Write out the opening lines of the data word for word, up to and including the line with "cool_near_y = [25100, 20800, 17240]", and leave every picture and every later line out.
☆ ☆ ☆ ☆ ☆
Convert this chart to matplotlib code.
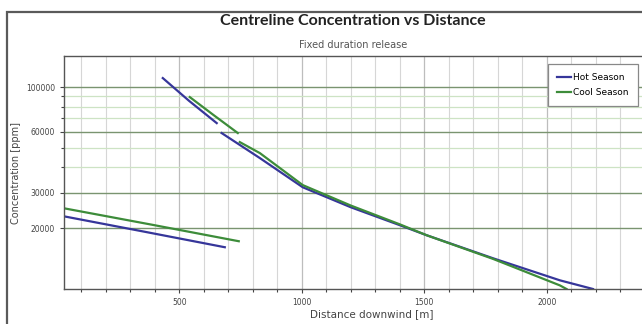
import numpy as np
import matplotlib
matplotlib.use("Agg")
import matplotlib.pyplot as plt
from matplotlib.patches import Rectangle
from matplotlib.ticker import NullFormatter, FixedLocator

# Data (distance in m, concentration in ppm)
hot_near_x = [30, 360, 686]
hot_near_y = [22900, 19200, 16100]
cool_near_x = [30, 390, 743]
cool_near_y = [25100, 20800, 17240]

hot_mid_x = [433, 540, 653]
hot_mid_y = [110800, 85500, 66300]
cool_mid_x = [543, 640, 739]
cool_mid_y = [89200, 72700, 59200]

hot_far_x = [673, 829, 1004, 1200, 1400, 1510, 1780, 2053, 2188]
hot_far_y = [59200, 44500, 31900, 25400, 20700, 18450, 14200, 11040, 10000]
cool_far_x = [747, 829, 1004, 1200, 1400, 1510, 1780, 2053, 2080]
cool_far_y = [53400, 47100, 32700, 25900, 20900, 18450, 14100, 10420, 10000]

y_major = [20000, 30000, 60000, 100000]
y_minor = [40000, 50000, 70000, 80000, 90000]
x_major = [500, 1000, 1500, 2000]

hot_color = "#36369a"
cool_color = "#3d8c3a"

fig = plt.figure(figsize=(6.42, 3.24), dpi=100)
ax = fig.add_axes([64 / 642, 35 / 324, 578 / 642, 233 / 324])

# outer frame of the chart panel
fig.add_artist(Rectangle((7 / 642, -0.2), 1.2, 1.2 - 12 / 324, transform=fig.transFigure,
                         fill=False, edgecolor="#5a5a5a", lw=1.6))

ax.set_yscale("log")
ax.set_xlim(30, 2388)
ax.set_ylim(10000, 142500)

ax.plot(hot_near_x, hot_near_y, color=hot_color, lw=1.6, label="Hot Season")
ax.plot(hot_mid_x, hot_mid_y, color=hot_color, lw=1.6)
ax.plot(hot_far_x, hot_far_y, color=hot_color, lw=1.6)
ax.plot(cool_near_x, cool_near_y, color=cool_color, lw=1.6, label="Cool Season")
ax.plot(cool_mid_x, cool_mid_y, color=cool_color, lw=1.6)
ax.plot(cool_far_x, cool_far_y, color=cool_color, lw=1.6)

ax.yaxis.set_major_locator(FixedLocator(y_major))
ax.yaxis.set_minor_locator(FixedLocator(y_minor))
ax.set_yticklabels([str(v) for v in y_major])
ax.yaxis.set_minor_formatter(NullFormatter())
ax.xaxis.set_major_locator(FixedLocator(x_major))
ax.xaxis.set_minor_locator(FixedLocator([v for v in range(100, 2400, 100) if v % 500]))
ax.set_xticklabels([str(v) for v in x_major])

ax.tick_params(which="both", labelsize=5.5, colors="#444444", length=3, width=0.8)
ax.tick_params(which="minor", length=2)

ax.grid(which="major", axis="y", color="#7a9470", lw=1.0)
ax.grid(which="minor", axis="y", color="#cde3c4", lw=0.9)
ax.grid(which="major", axis="x", color="#bdbdbd", lw=0.9)
ax.grid(which="minor", axis="x", color="#d6d6d6", lw=0.8)
ax.set_axisbelow(True)

ax.spines["right"].set_visible(False)
for s in ["left", "top", "bottom"]:
    ax.spines[s].set_color("#555555")
    ax.spines[s].set_linewidth(1.0)

ax.set_ylabel("Concentration [ppm]", fontsize=7, color="#444444")
ax.yaxis.set_label_coords(-0.075, 0.5)
ax.set_xlabel("Distance downwind [m]", fontsize=7.5, color="#444444", labelpad=1)
ax.xaxis.set_label_coords((372 - 64) / 578, -0.085)

fig.text(353 / 642, 1 - 21 / 324, "Centreline Concentration vs Distance", ha="center", va="center",
         fontsize=11.5, fontweight="bold", family="Lato", color="#222222")
fig.text(353 / 642, 1 - 45 / 324, "Fixed duration release", ha="center", va="center",
         fontsize=7, color="#555555")

leg = ax.legend(loc="upper right", bbox_to_anchor=(0.993, 0.966), fontsize=6.5, frameon=True,
                fancybox=False, edgecolor="#888888", framealpha=1, handlelength=1.5,
                borderpad=1.0, labelspacing=0.7, handletextpad=0.3, borderaxespad=0)
leg.get_frame().set_linewidth(0.9)

fig.savefig("out.png", dpi=100)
☆ ☆ ☆ ☆ ☆
#### [Final result]
Convert this chart to matplotlib code.
import numpy as np
import matplotlib
matplotlib.use("Agg")
import matplotlib.pyplot as plt
from matplotlib.patches import Rectangle
from matplotlib.ticker import NullFormatter, FixedLocator

# Data (distance in m, concentration in ppm)
hot_near_x = [30, 360, 686]
hot_near_y = [22900, 19200, 16100]
cool_near_x = [30, 390, 743]
cool_near_y = [25100, 20800, 17240]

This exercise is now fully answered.